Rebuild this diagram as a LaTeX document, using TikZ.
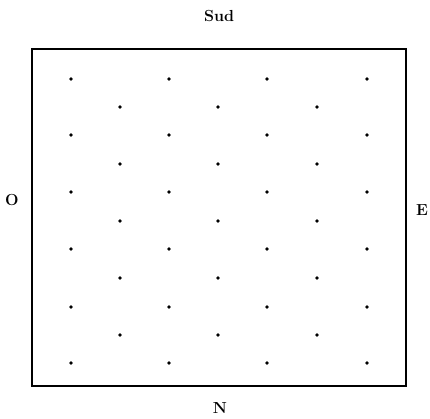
\documentclass[tikz,border=0pt]{standalone}
\usepackage{fontspec}
\begin{document}
\begin{tikzpicture}[x=1pt,y=1pt,
  lbl/.style={font=\fontsize{16}{18}\selectfont\bfseries, inner sep=0pt},
  frame/.style={draw=black, line width=1.3pt},
  pt/.style={circle, fill=black, inner sep=0pt, minimum size=3.6pt}]
\useasboundingbox (0,0) rectangle (430,419);
\draw[frame] (32,33) rectangle (406,370);
% odd rows (4 dots)
\foreach \r/\py in {1/79,3/135,5/192,7/249,9/307,11/363}{
  \foreach \c/\px in {1/71,2/169,3/267,4/367}{
    \node[pt] (d-\r-\c) at (\px,419-\py) {};
  }
}
% even rows (3 dots)
\foreach \r/\py in {2/107,4/164,6/221,8/278,10/335}{
  \foreach \c/\px in {1/120,2/218,3/317}{
    \node[pt] (d-\r-\c) at (\px,419-\py) {};
  }
}
\node[lbl] (sud) at (219,403) {Sud};
\node[lbl] (nord) at (220,11) {N};
\node[lbl] (ouest) at (12,219) {O};
\node[lbl] (est) at (422,209) {E};
\end{tikzpicture}
\end{document}
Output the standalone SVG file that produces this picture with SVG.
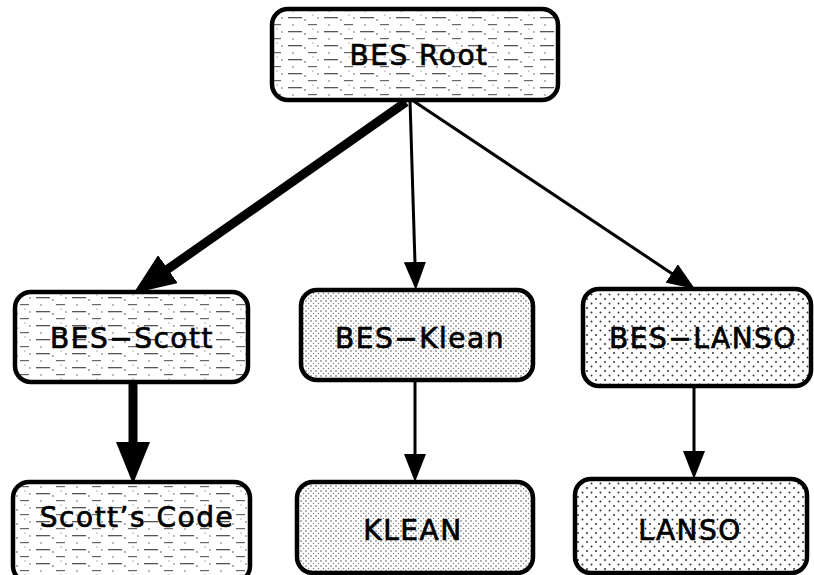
<svg xmlns="http://www.w3.org/2000/svg" width="814" height="575" viewBox="0 0 814 575">
<style>
.box{stroke:#000;stroke-width:4.5}
.lbl{font-family:"DejaVu Sans","Liberation Sans",sans-serif;font-size:28px;letter-spacing:1.5px;fill:#000;stroke:#000;stroke-width:0.7px;text-anchor:middle}
.thin{stroke:#000;stroke-width:3;fill:none}
.thick{stroke:#000;stroke-width:9;fill:none}
</style>
<defs>
<pattern id="streak" width="36" height="14" patternUnits="userSpaceOnUse">
<rect width="36" height="14" fill="#fff"/>
<rect x="0" y="3" width="14" height="1.3" fill="#555"/>
<rect x="20" y="10" width="9" height="1.2" fill="#666"/>
<circle cx="17" cy="6" r="0.8" fill="#444"/>
<circle cx="5" cy="11" r="0.7" fill="#444"/>
<circle cx="30" cy="4" r="0.7" fill="#444"/>
<circle cx="25" cy="1" r="0.6" fill="#555"/>
</pattern>
<pattern id="dense" width="5" height="5" patternUnits="userSpaceOnUse">
<rect width="5" height="5" fill="#fff"/>
<circle cx="1" cy="1" r="0.8" fill="#555"/>
<circle cx="3.5" cy="3.5" r="0.7" fill="#777"/>
</pattern>
<pattern id="sparse" width="9" height="9" patternUnits="userSpaceOnUse">
<rect width="9" height="9" fill="#fff"/>
<circle cx="2" cy="2" r="1" fill="#333"/>
<circle cx="6.5" cy="6.5" r="1" fill="#333"/>
</pattern>
<marker id="ahThin" markerUnits="userSpaceOnUse" markerWidth="28" markerHeight="22" refX="18" refY="11" orient="auto">
<path d="M0,0 L28,11 L0,22 Z" fill="#000"/>
</marker>
<marker id="ahThick" markerUnits="userSpaceOnUse" markerWidth="42" markerHeight="34" refX="30" refY="17" orient="auto">
<path d="M0,0 L42,17 L0,34 Z" fill="#000"/>
</marker>
</defs>
<g id="connectors">
<line class="thick" x1="406" y1="102" x2="143.3" y2="286.3" marker-end="url(#ahThick)"/>
<line class="thin" x1="410" y1="100" x2="415.5" y2="280" marker-end="url(#ahThin)"/>
<line class="thin" x1="412" y1="100" x2="686.7" y2="283.4" marker-end="url(#ahThin)"/>
<line class="thick" x1="133" y1="382" x2="133" y2="472" marker-end="url(#ahThick)"/>
<line class="thin" x1="415" y1="380" x2="415" y2="472" marker-end="url(#ahThin)"/>
<line class="thin" x1="694" y1="386" x2="694" y2="469" marker-end="url(#ahThin)"/>
</g>
<g id="root">
<rect class="box" x="272" y="9" width="286" height="91" rx="16" fill="url(#streak)"/>
<text class="lbl" x="419" y="65">BES Root</text>
</g>
<g id="bes-scott">
<rect class="box" x="15" y="292" width="233" height="90" rx="16" fill="url(#streak)"/>
<text class="lbl" x="132" y="348">BES−Scott</text>
</g>
<g id="bes-klean">
<rect class="box" x="301" y="290" width="232" height="90" rx="16" fill="url(#dense)"/>
<text class="lbl" x="420" y="348">BES−Klean</text>
</g>
<g id="bes-lanso">
<rect class="box" x="583" y="289" width="228" height="97" rx="16" fill="url(#sparse)"/>
<text class="lbl" x="703" y="348">BES−LANSO</text>
</g>
<g id="scotts-code">
<rect class="box" x="13" y="482" width="237" height="100" rx="16" fill="url(#streak)"/>
<text class="lbl" x="137" y="527">Scott’s Code</text>
</g>
<g id="klean">
<rect class="box" x="297" y="482" width="236" height="91" rx="16" fill="url(#dense)"/>
<text class="lbl" x="413" y="540">KLEAN</text>
</g>
<g id="lanso">
<rect class="box" x="575" y="479" width="232" height="94" rx="16" fill="url(#sparse)"/>
<text class="lbl" x="690" y="540">LANSO</text>
</g>
</svg>
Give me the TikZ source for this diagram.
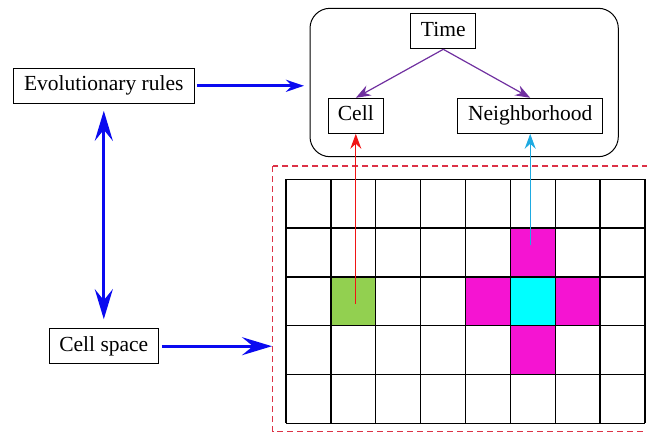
\documentclass[tikz,border=0pt]{standalone}
\usepackage{fontspec}
\setmainfont{Liberation Serif}
\usetikzlibrary{arrows.meta}
\definecolor{ruleblue}{RGB}{10,10,240}
\definecolor{timepurple}{RGB}{112,48,160}
\definecolor{linkred}{RGB}{240,20,20}
\definecolor{linkcyan}{RGB}{30,170,225}
\definecolor{cellgreen}{RGB}{146,208,80}
\definecolor{nbmagenta}{RGB}{245,20,210}
\definecolor{nbcyan}{RGB}{0,255,255}
\definecolor{framered}{RGB}{220,50,70}
\tikzset{
    box/.style={draw,line width=1pt,fill=white,font=\fontsize{21.5}{25}\selectfont,inner sep=0pt,minimum height=35pt,text height=14.5pt,text depth=4.5pt},
    bigarrow/.style={ruleblue,line width=3pt,-{Stealth[length=30pt,width=18pt,inset=11pt]}},
    thinarrow/.style={line width=1.2pt,-{Stealth[length=15pt,width=11pt,inset=5pt]}}
}
\begin{document}
\begin{tikzpicture}[x=1pt,y=1pt]
                \useasboundingbox (0,0) rectangle (647,-432);
                \draw[line width=1pt,rounded corners=20pt] (310,-8.3) rectangle (618.3,-156.7);
                \draw[framered,line width=1.2pt,dash pattern=on 6pt off 4pt] (272.7,-166) rectangle (660,-431.5);
                \begin{scope}[shift={(286,-179.3)},x=44.875pt,y=-48.8pt]
                    \fill[cellgreen] (1,2) rectangle (2,3);
                    \fill[nbmagenta] (5,1) rectangle (6,2);
                    \fill[nbmagenta] (4,2) rectangle (5,3);
                    \fill[nbmagenta] (6,2) rectangle (7,3);
                    \fill[nbmagenta] (5,3) rectangle (6,4);
                    \fill[nbcyan] (5,2) rectangle (6,3);
                    \foreach \i in {0,1,...,8}
                    {
                        \draw[line width=1.3pt] (\i,0) -- (\i,5);
                    }
                    \foreach \i in {0,1,...,5}
                    {
                        \draw[line width=1.3pt] (0,\i) -- (8,\i);
                    }
                    \coordinate (greenmid) at (1.5,2.55);
                    \coordinate (cyanmid) at (5.5,1.35);
                \end{scope}
                \node[box,minimum width=181pt] (evo) at (103.8,-85.8) {Evolutionary rules};
                \node[box,minimum width=109pt] (cellsp) at (103.8,-346.2) {Cell space};
                \node[box,minimum width=65pt] (time) at (443.3,-31.3) {Time};
                \node[box,minimum width=55pt] (cell) at (355.8,-115.8) {Cell};
                \node[box,minimum width=145pt] (neigh) at (530.2,-115.8) {Neighborhood};
                \coordinate (rulesin) at (304,-85.8);
                \coordinate (framein) at (272,-346.2);
                \draw[bigarrow,-{Stealth[length=18pt,width=12pt,inset=6pt]},shorten <=2pt] (evo.east) -- (rulesin);
                \draw[bigarrow,{Stealth[length=30pt,width=18pt,inset=11pt]}-{Stealth[length=30pt,width=18pt,inset=11pt]},shorten <=7pt,shorten >=9pt] (evo.south) -- (cellsp.north);
                \draw[bigarrow,shorten <=3pt] (cellsp.east) -- (framein);
                \draw[thinarrow,timepurple] (time.south) -- (cell.north);
                \draw[thinarrow,timepurple] (time.south) -- (neigh.north);
                \draw[thinarrow,linkred] (cell.south |- greenmid) -- (cell.south);
                \draw[thinarrow,linkcyan] (neigh.south |- cyanmid) -- (neigh.south);
            \end{tikzpicture}
\end{document}
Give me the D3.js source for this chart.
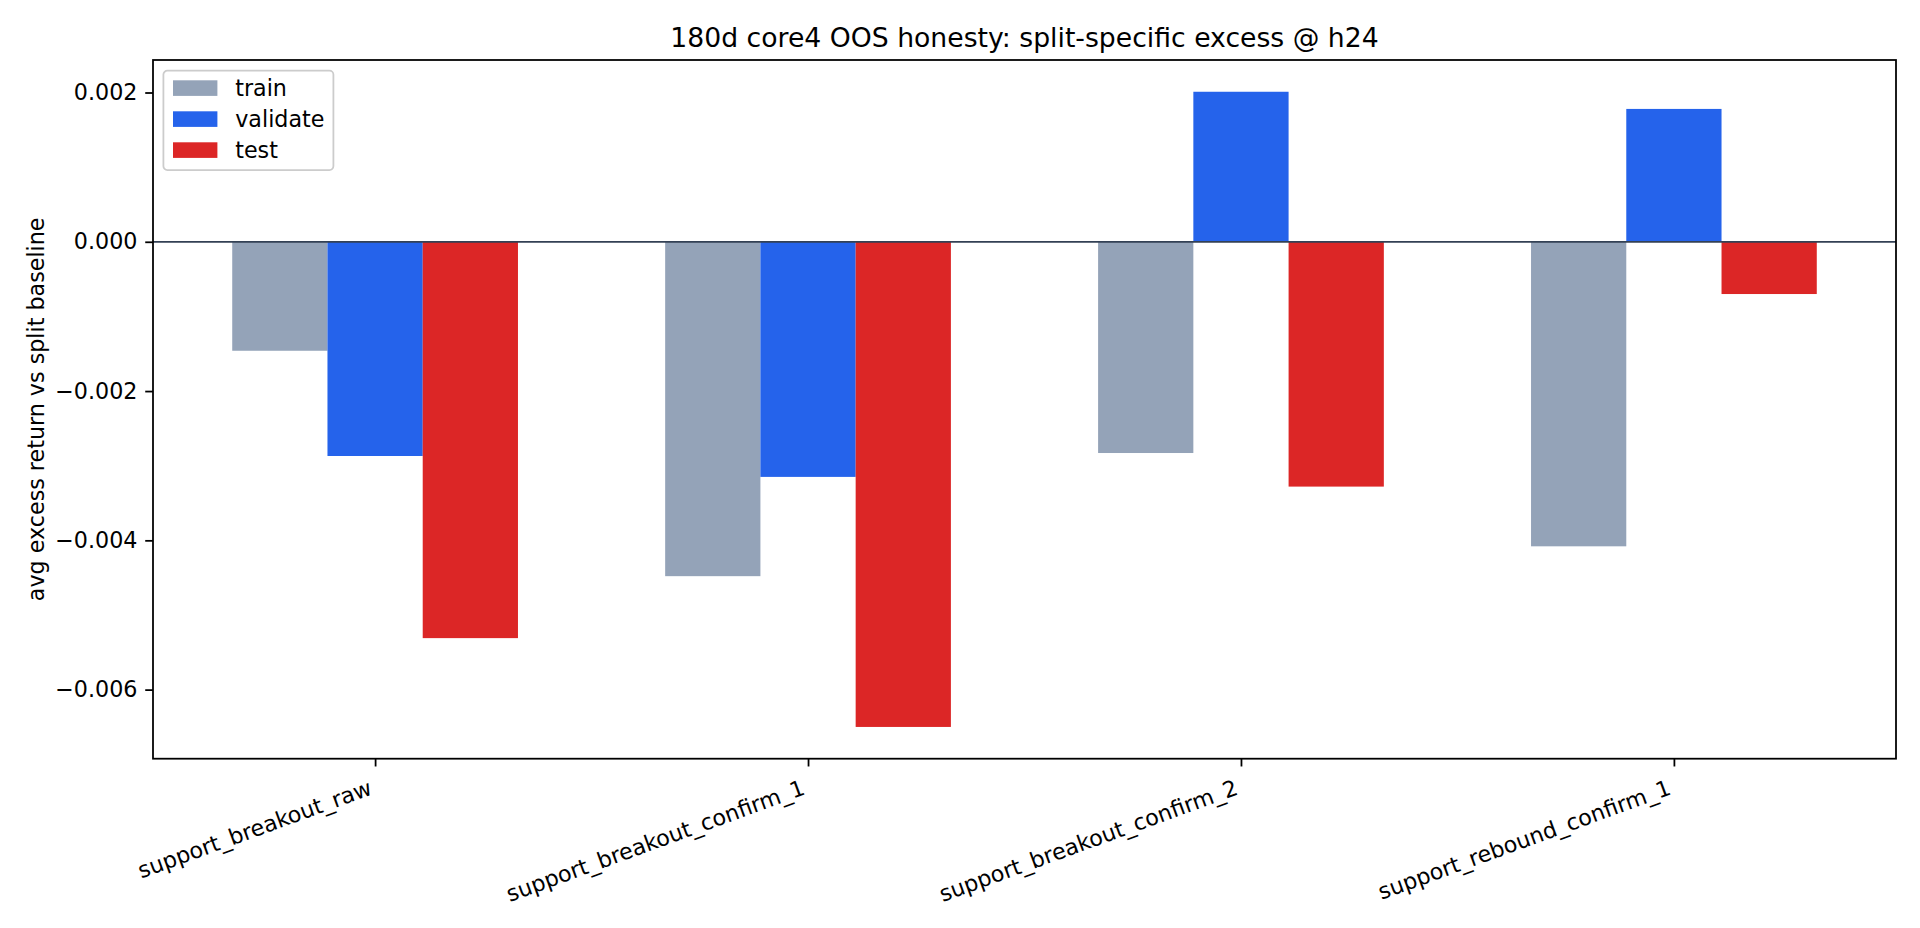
<!DOCTYPE html>
<html>
<head>
<meta charset="utf-8">
<script src="https://cdn.jsdelivr.net/npm/d3@7"></script>
<style>
  html, body { margin: 0; padding: 0; background: #ffffff; }
  svg { display: block; font-family: "DejaVu Sans", sans-serif; }
</style>
</head>
<body>
<svg id="chart" width="1920" height="928"></svg>
<script>
// ---- data ----
const categories = ["support_breakout_raw", "support_breakout_confirm_1", "support_breakout_confirm_2", "support_rebound_confirm_1"];
const seriesNames = ["train", "validate", "test"];
const trainValues = [-0.00146, -0.00448, -0.00283, -0.00408];
const validateValues = [-0.00287, -0.00315, 0.00201, 0.00178];
const testValues = [-0.00531, -0.00650, -0.00328, -0.00070];
const yTicks = [0.002, 0.000, -0.002, -0.004, -0.006];
const titleText = "180d core4 OOS honesty: split-specific excess @ h24";
const yLabelText = "avg excess return vs split baseline";

// ---- styling / layout ----
const colors = { train: "#94a3b8", validate: "#2563eb", test: "#dc2626" };
const seriesValues = { train: trainValues, validate: validateValues, test: testValues };
const barWidth = 0.22;
const offsets = { train: -barWidth, validate: 0, test: barWidth };

const plot = { left: 153, right: 1896, top: 60, bottom: 758.7 };
const fs = 22.22;      // 10pt @160dpi
const tickLen = 7.78, tickPad = 7.78, lw = 1.78;

const svg = d3.select("#chart");
svg.append("rect").attr("width", 1920).attr("height", 928).attr("fill", "#ffffff");

// x scale (matplotlib-like 5% margins)
const xMin = -0.33, xMax = categories.length - 1 + 0.33;
const xm = (xMax - xMin) * 0.05;
const x = d3.scaleLinear().domain([xMin - xm, xMax + xm]).range([plot.left, plot.right]);

// y scale
const allVals = [...trainValues, ...validateValues, ...testValues, 0];
const yLo = d3.min(allVals), yHi = d3.max(allVals);
const ym = (yHi - yLo) * 0.05;
const y = d3.scaleLinear().domain([yLo - ym, yHi + ym]).range([plot.bottom, plot.top]);

// bars
const barData = [];
seriesNames.forEach(s => {
  categories.forEach((c, i) => barData.push({ s, i, v: seriesValues[s][i] }));
});
svg.append("g").selectAll("rect").data(barData).join("rect")
  .attr("x", d => x(d.i + offsets[d.s] - barWidth / 2))
  .attr("width", d => x(d.i + offsets[d.s] + barWidth / 2) - x(d.i + offsets[d.s] - barWidth / 2))
  .attr("y", d => y(Math.max(0, d.v)))
  .attr("height", d => Math.abs(y(d.v) - y(0)))
  .attr("fill", d => colors[d.s]);

// zero line
svg.append("line")
  .attr("x1", plot.left).attr("x2", plot.right)
  .attr("y1", y(0)).attr("y2", y(0))
  .attr("stroke", "#334155").attr("stroke-width", 1.8);

// y axis
const yAxis = d3.axisLeft(y).tickValues(yTicks).tickFormat(d3.format(".3f"))
  .tickSize(tickLen).tickPadding(tickPad);
const gy = svg.append("g").attr("transform", `translate(${plot.left},0)`).call(yAxis);
gy.select(".domain").remove();
gy.selectAll(".tick line").attr("stroke", "#000").attr("stroke-width", lw);
gy.selectAll(".tick text").attr("font-size", fs).attr("fill", "#000")
  .attr("font-family", "DejaVu Sans");

// x axis
const xAxis = d3.axisBottom(x).tickValues(d3.range(categories.length))
  .tickFormat(i => categories[i]).tickSize(tickLen).tickPadding(tickPad);
const gx = svg.append("g").attr("transform", `translate(0,${plot.bottom})`).call(xAxis);
gx.select(".domain").remove();
gx.selectAll(".tick line").attr("stroke", "#000").attr("stroke-width", lw);
gx.selectAll(".tick text").remove();

// rotated x tick labels (matplotlib rotation=20, ha='right')
const labelTop = plot.bottom + tickLen + tickPad;
categories.forEach((c, i) => {
  const g = svg.append("g");
  g.append("text")
    .attr("font-size", fs).attr("fill", "#000")
    .attr("text-anchor", "end")
    .attr("transform", "rotate(-20)")
    .text(c);
  const bb = g.node().getBBox();
  const dx = x(i) - (bb.x + bb.width);
  const dy = labelTop - bb.y;
  g.attr("transform", `translate(${dx},${dy})`);
});

// spines
svg.append("rect")
  .attr("x", plot.left).attr("y", plot.top)
  .attr("width", plot.right - plot.left).attr("height", plot.bottom - plot.top)
  .attr("fill", "none").attr("stroke", "#000").attr("stroke-width", lw);

// title
svg.append("text")
  .attr("x", (plot.left + plot.right) / 2).attr("y", plot.top - 13.3)
  .attr("text-anchor", "middle").attr("font-size", 26.67).attr("fill", "#000")
  .text(titleText);

// y label
svg.append("text")
  .attr("transform", `translate(35.5,${(plot.top + plot.bottom) / 2}) rotate(-90)`)
  .attr("text-anchor", "middle").attr("dominant-baseline", "central")
  .attr("font-size", fs).attr("fill", "#000")
  .text(yLabelText);

// legend
const lg = svg.append("g").attr("transform", `translate(${plot.left + 10.4},${plot.top + 10.6})`);
lg.append("rect").attr("x", 0).attr("y", 0).attr("width", 170).attr("height", 99.5)
  .attr("rx", 4).attr("ry", 4)
  .attr("fill", "#ffffff").attr("fill-opacity", 0.8)
  .attr("stroke", "#cccccc").attr("stroke-width", lw);
seriesNames.forEach((s, k) => {
  const cy = 17.5 + k * 31;
  lg.append("rect").attr("x", 9.6).attr("y", cy - 7.8).attr("width", 44.4).attr("height", 15.6)
    .attr("fill", colors[s]);
  lg.append("text").attr("x", 71.8).attr("y", cy).attr("dominant-baseline", "central")
    .attr("font-size", fs).attr("fill", "#000").text(s);
});
</script>
</body>
</html>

▸ **Task instructions**: In the listing, find every line with the word "this" and state how many there are, nothing more.

▸ **Correct response**: 4